------ DATA EXTRACT

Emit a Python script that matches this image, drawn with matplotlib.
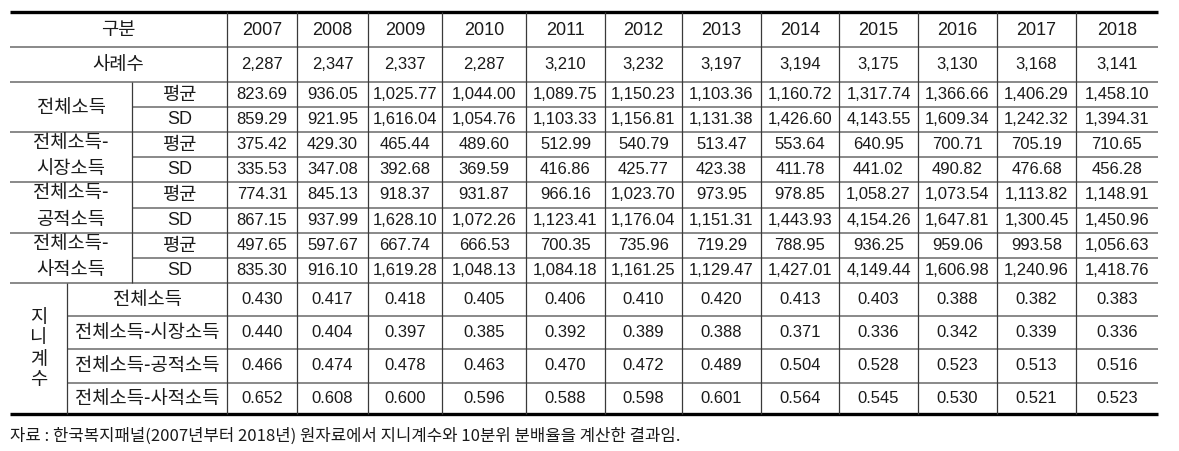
import matplotlib
matplotlib.use("Agg")
import matplotlib.pyplot as plt

plt.rcParams['font.family'] = ['Liberation Sans', 'Noto Sans CJK KR', 'DejaVu Sans']

# 표 데이터
years = [2007, 2008, 2009, 2010, 2011, 2012, 2013, 2014, 2015, 2016, 2017, 2018]
cases = [2287, 2347, 2337, 2287, 3210, 3232, 3197, 3194, 3175, 3130, 3168, 3141]

total_mean = [823.69, 936.05, 1025.77, 1044.00, 1089.75, 1150.23, 1103.36, 1160.72, 1317.74, 1366.66, 1406.29, 1458.10]
total_sd = [859.29, 921.95, 1616.04, 1054.76, 1103.33, 1156.81, 1131.38, 1426.60, 4143.55, 1609.34, 1242.32, 1394.31]
market_mean = [375.42, 429.30, 465.44, 489.60, 512.99, 540.79, 513.47, 553.64, 640.95, 700.71, 705.19, 710.65]
market_sd = [335.53, 347.08, 392.68, 369.59, 416.86, 425.77, 423.38, 411.78, 441.02, 490.82, 476.68, 456.28]
public_mean = [774.31, 845.13, 918.37, 931.87, 966.16, 1023.70, 973.95, 978.85, 1058.27, 1073.54, 1113.82, 1148.91]
public_sd = [867.15, 937.99, 1628.10, 1072.26, 1123.41, 1176.04, 1151.31, 1443.93, 4154.26, 1647.81, 1300.45, 1450.96]
private_mean = [497.65, 597.67, 667.74, 666.53, 700.35, 735.96, 719.29, 788.95, 936.25, 959.06, 993.58, 1056.63]
private_sd = [835.30, 916.10, 1619.28, 1048.13, 1084.18, 1161.25, 1129.47, 1427.01, 4149.44, 1606.98, 1240.96, 1418.76]

gini_total = [0.430, 0.417, 0.418, 0.405, 0.406, 0.410, 0.420, 0.413, 0.403, 0.388, 0.382, 0.383]
gini_market = [0.440, 0.404, 0.397, 0.385, 0.392, 0.389, 0.388, 0.371, 0.336, 0.342, 0.339, 0.336]
gini_public = [0.466, 0.474, 0.478, 0.463, 0.470, 0.472, 0.489, 0.504, 0.528, 0.523, 0.513, 0.516]
gini_private = [0.652, 0.608, 0.600, 0.596, 0.588, 0.598, 0.601, 0.564, 0.545, 0.530, 0.521, 0.523]

group_labels = ['전체소득', '전체소득-\n시장소득', '전체소득-\n공적소득', '전체소득-\n사적소득']
stat_labels = ['평균', 'SD']
gini_labels = ['전체소득', '전체소득-시장소득', '전체소득-공적소득', '전체소득-사적소득']
footnote = '자료 : 한국복지패널(2007년부터 2018년) 원자료에서 지니계수와 10분위 분배율을 계산한 결과임.'

# 레이아웃 (픽셀 좌표)
x_left, x_right = 10, 1158
x_gini = 67
x_sub = 132
col_edges = [227, 297, 368, 442, 526, 605, 682, 761, 839, 918, 997, 1076, x_right]
y_top = 12
y_head = 47
y_case = 82
row_h = 25.1
y_gini = [283, 316, 349, 383]
y_bottom = 414

TXT = '#1a1a1a'
GRID_H = '#808080'
GRID_V = '#3a3a3a'
FS = 12      # 숫자
KFS = 13.5   # 한글 라벨
KFAM = ['Noto Sans CJK KR', 'DejaVu Sans']

fig = plt.figure(figsize=(11.79, 4.51), dpi=100)
ax = fig.add_axes([0, 0, 1, 1])
ax.set_xlim(0, 1179)
ax.set_ylim(451, 0)
ax.axis('off')

centers = [(col_edges[i] + col_edges[i + 1]) / 2 for i in range(len(years))]


def klabel(x, y, s, **kw):
    ax.text(x, y, s, ha='center', va='center', fontsize=KFS, color=TXT,
            family=KFAM, **kw)


# 머리행
klabel((x_left + col_edges[0]) / 2, (y_top + y_head) / 2, '구분')
for cx, yr in zip(centers, years):
    ax.text(cx, (y_top + y_head) / 2 + 1, str(yr), ha='center', va='center',
            fontsize=13, color=TXT)

# 사례수
klabel((x_left + col_edges[0]) / 2, (y_head + y_case) / 2, '사례수')
for cx, v in zip(centers, cases):
    ax.text(cx, (y_head + y_case) / 2, f'{v:,}', ha='center', va='center',
            fontsize=FS, color=TXT)

# 평균 / SD 블록
series = [(total_mean, total_sd), (market_mean, market_sd),
          (public_mean, public_sd), (private_mean, private_sd)]
row_y = [y_case + row_h * i for i in range(9)]
row_y[-1] = y_gini[0]
for g, (lab, (mean, sd)) in enumerate(zip(group_labels, series)):
    y0 = row_y[2 * g]
    y1 = row_y[2 * g + 1]
    y2 = row_y[2 * g + 2]
    if '\n' in lab:
        l1, l2 = lab.split('\n')
        klabel((x_left + x_sub) / 2, (y0 + y1) / 2 - 2, l1)
        klabel((x_left + x_sub) / 2, (y1 + y2) / 2 - 1, l2)
    else:
        klabel((x_left + x_sub) / 2, y1, lab)
    for vals, ya, yb, sl in [(mean, y0, y1, stat_labels[0]), (sd, y1, y2, stat_labels[1])]:
        yc = (ya + yb) / 2
        if sl == 'SD':
            ax.text((x_sub + col_edges[0]) / 2, yc, sl, ha='center', va='center',
                    fontsize=13, color=TXT)
        else:
            klabel((x_sub + col_edges[0]) / 2, yc, sl)
        for cx, v in zip(centers, vals):
            ax.text(cx, yc, f'{v:,.2f}', ha='center', va='center',
                    fontsize=FS, color=TXT)
    # 그룹 내부 선 / 그룹 경계선
    ax.hlines(y1, x_sub, x_right, color=GRID_H, lw=1.3)
    ax.hlines(y2, x_left, x_right, color=GRID_H, lw=1.3)

# 지니계수 블록
gini_rows = [gini_total, gini_market, gini_public, gini_private]
gy = y_gini + [y_bottom]
klabel((x_left + x_gini) / 2, (gy[0] + gy[-1]) / 2, '\n'.join('지니계수'),
       linespacing=1.0)
for i, (lab, vals) in enumerate(zip(gini_labels, gini_rows)):
    yc = (gy[i] + gy[i + 1]) / 2
    klabel((x_gini + col_edges[0]) / 2, yc, lab)
    for cx, v in zip(centers, vals):
        ax.text(cx, yc, f'{v:.3f}', ha='center', va='center',
                fontsize=FS, color=TXT)
    if i > 0:
        ax.hlines(gy[i], x_gini, x_right, color=GRID_H, lw=1.3)

# 가로선
ax.hlines([y_head, y_case], x_left, x_right, color=GRID_H, lw=1.3)
ax.hlines([y_top, y_bottom], x_left, x_right, color='black', lw=2.4)

# 세로선
ax.vlines(col_edges[:-1], y_top, y_bottom, color=GRID_V, lw=0.9)
ax.vlines(x_sub, y_case, y_gini[0], color=GRID_V, lw=0.9)
ax.vlines(x_gini, y_gini[0], y_bottom, color=GRID_V, lw=0.9)

# 주석
ax.text(x_left, 436, footnote, ha='left', va='center', fontsize=12, color=TXT,
        family=KFAM)

fig.savefig('out.png', dpi=100)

------------

SHORT EXERCISE:
The data should be printed again unchanged; leave its pictures out.

OUTPUT BELOW:
Emit a Python script that matches this image, drawn with matplotlib.
import matplotlib
matplotlib.use("Agg")
import matplotlib.pyplot as plt

plt.rcParams['font.family'] = ['Liberation Sans', 'Noto Sans CJK KR', 'DejaVu Sans']

# 표 데이터
years = [2007, 2008, 2009, 2010, 2011, 2012, 2013, 2014, 2015, 2016, 2017, 2018]
cases = [2287, 2347, 2337, 2287, 3210, 3232, 3197, 3194, 3175, 3130, 3168, 3141]

total_mean = [823.69, 936.05, 1025.77, 1044.00, 1089.75, 1150.23, 1103.36, 1160.72, 1317.74, 1366.66, 1406.29, 1458.10]
total_sd = [859.29, 921.95, 1616.04, 1054.76, 1103.33, 1156.81, 1131.38, 1426.60, 4143.55, 1609.34, 1242.32, 1394.31]
market_mean = [375.42, 429.30, 465.44, 489.60, 512.99, 540.79, 513.47, 553.64, 640.95, 700.71, 705.19, 710.65]
market_sd = [335.53, 347.08, 392.68, 369.59, 416.86, 425.77, 423.38, 411.78, 441.02, 490.82, 476.68, 456.28]
public_mean = [774.31, 845.13, 918.37, 931.87, 966.16, 1023.70, 973.95, 978.85, 1058.27, 1073.54, 1113.82, 1148.91]
public_sd = [867.15, 937.99, 1628.10, 1072.26, 1123.41, 1176.04, 1151.31, 1443.93, 4154.26, 1647.81, 1300.45, 1450.96]
private_mean = [497.65, 597.67, 667.74, 666.53, 700.35, 735.96, 719.29, 788.95, 936.25, 959.06, 993.58, 1056.63]
private_sd = [835.30, 916.10, 1619.28, 1048.13, 1084.18, 1161.25, 1129.47, 1427.01, 4149.44, 1606.98, 1240.96, 1418.76]

gini_total = [0.430, 0.417, 0.418, 0.405, 0.406, 0.410, 0.420, 0.413, 0.403, 0.388, 0.382, 0.383]
gini_market = [0.440, 0.404, 0.397, 0.385, 0.392, 0.389, 0.388, 0.371, 0.336, 0.342, 0.339, 0.336]
gini_public = [0.466, 0.474, 0.478, 0.463, 0.470, 0.472, 0.489, 0.504, 0.528, 0.523, 0.513, 0.516]
gini_private = [0.652, 0.608, 0.600, 0.596, 0.588, 0.598, 0.601, 0.564, 0.545, 0.530, 0.521, 0.523]

group_labels = ['전체소득', '전체소득-\n시장소득', '전체소득-\n공적소득', '전체소득-\n사적소득']
stat_labels = ['평균', 'SD']
gini_labels = ['전체소득', '전체소득-시장소득', '전체소득-공적소득', '전체소득-사적소득']
footnote = '자료 : 한국복지패널(2007년부터 2018년) 원자료에서 지니계수와 10분위 분배율을 계산한 결과임.'

# 레이아웃 (픽셀 좌표)
x_left, x_right = 10, 1158
x_gini = 67
x_sub = 132
col_edges = [227, 297, 368, 442, 526, 605, 682, 761, 839, 918, 997, 1076, x_right]
y_top = 12
y_head = 47
y_case = 82
row_h = 25.1
y_gini = [283, 316, 349, 383]
y_bottom = 414

TXT = '#1a1a1a'
GRID_H = '#808080'
GRID_V = '#3a3a3a'
FS = 12      # 숫자
KFS = 13.5   # 한글 라벨
KFAM = ['Noto Sans CJK KR', 'DejaVu Sans']

fig = plt.figure(figsize=(11.79, 4.51), dpi=100)
ax = fig.add_axes([0, 0, 1, 1])
ax.set_xlim(0, 1179)
ax.set_ylim(451, 0)
ax.axis('off')

centers = [(col_edges[i] + col_edges[i + 1]) / 2 for i in range(len(years))]


def klabel(x, y, s, **kw):
    ax.text(x, y, s, ha='center', va='center', fontsize=KFS, color=TXT,
            family=KFAM, **kw)


# 머리행
klabel((x_left + col_edges[0]) / 2, (y_top + y_head) / 2, '구분')
for cx, yr in zip(centers, years):
    ax.text(cx, (y_top + y_head) / 2 + 1, str(yr), ha='center', va='center',
            fontsize=13, color=TXT)

# 사례수
klabel((x_left + col_edges[0]) / 2, (y_head + y_case) / 2, '사례수')
for cx, v in zip(centers, cases):
    ax.text(cx, (y_head + y_case) / 2, f'{v:,}', ha='center', va='center',
            fontsize=FS, color=TXT)

# 평균 / SD 블록
series = [(total_mean, total_sd), (market_mean, market_sd),
          (public_mean, public_sd), (private_mean, private_sd)]
row_y = [y_case + row_h * i for i in range(9)]
row_y[-1] = y_gini[0]
for g, (lab, (mean, sd)) in enumerate(zip(group_labels, series)):
    y0 = row_y[2 * g]
    y1 = row_y[2 * g + 1]
    y2 = row_y[2 * g + 2]
    if '\n' in lab:
        l1, l2 = lab.split('\n')
        klabel((x_left + x_sub) / 2, (y0 + y1) / 2 - 2, l1)
        klabel((x_left + x_sub) / 2, (y1 + y2) / 2 - 1, l2)
    else:
        klabel((x_left + x_sub) / 2, y1, lab)
    for vals, ya, yb, sl in [(mean, y0, y1, stat_labels[0]), (sd, y1, y2, stat_labels[1])]:
        yc = (ya + yb) / 2
        if sl == 'SD':
            ax.text((x_sub + col_edges[0]) / 2, yc, sl, ha='center', va='center',
                    fontsize=13, color=TXT)
        else:
            klabel((x_sub + col_edges[0]) / 2, yc, sl)
        for cx, v in zip(centers, vals):
            ax.text(cx, yc, f'{v:,.2f}', ha='center', va='center',
                    fontsize=FS, color=TXT)
    # 그룹 내부 선 / 그룹 경계선
    ax.hlines(y1, x_sub, x_right, color=GRID_H, lw=1.3)
    ax.hlines(y2, x_left, x_right, color=GRID_H, lw=1.3)

# 지니계수 블록
gini_rows = [gini_total, gini_market, gini_public, gini_private]
gy = y_gini + [y_bottom]
klabel((x_left + x_gini) / 2, (gy[0] + gy[-1]) / 2, '\n'.join('지니계수'),
       linespacing=1.0)
for i, (lab, vals) in enumerate(zip(gini_labels, gini_rows)):
    yc = (gy[i] + gy[i + 1]) / 2
    klabel((x_gini + col_edges[0]) / 2, yc, lab)
    for cx, v in zip(centers, vals):
        ax.text(cx, yc, f'{v:.3f}', ha='center', va='center',
                fontsize=FS, color=TXT)
    if i > 0:
        ax.hlines(gy[i], x_gini, x_right, color=GRID_H, lw=1.3)

# 가로선
ax.hlines([y_head, y_case], x_left, x_right, color=GRID_H, lw=1.3)
ax.hlines([y_top, y_bottom], x_left, x_right, color='black', lw=2.4)

# 세로선
ax.vlines(col_edges[:-1], y_top, y_bottom, color=GRID_V, lw=0.9)
ax.vlines(x_sub, y_case, y_gini[0], color=GRID_V, lw=0.9)
ax.vlines(x_gini, y_gini[0], y_bottom, color=GRID_V, lw=0.9)

# 주석
ax.text(x_left, 436, footnote, ha='left', va='center', fontsize=12, color=TXT,
        family=KFAM)

fig.savefig('out.png', dpi=100)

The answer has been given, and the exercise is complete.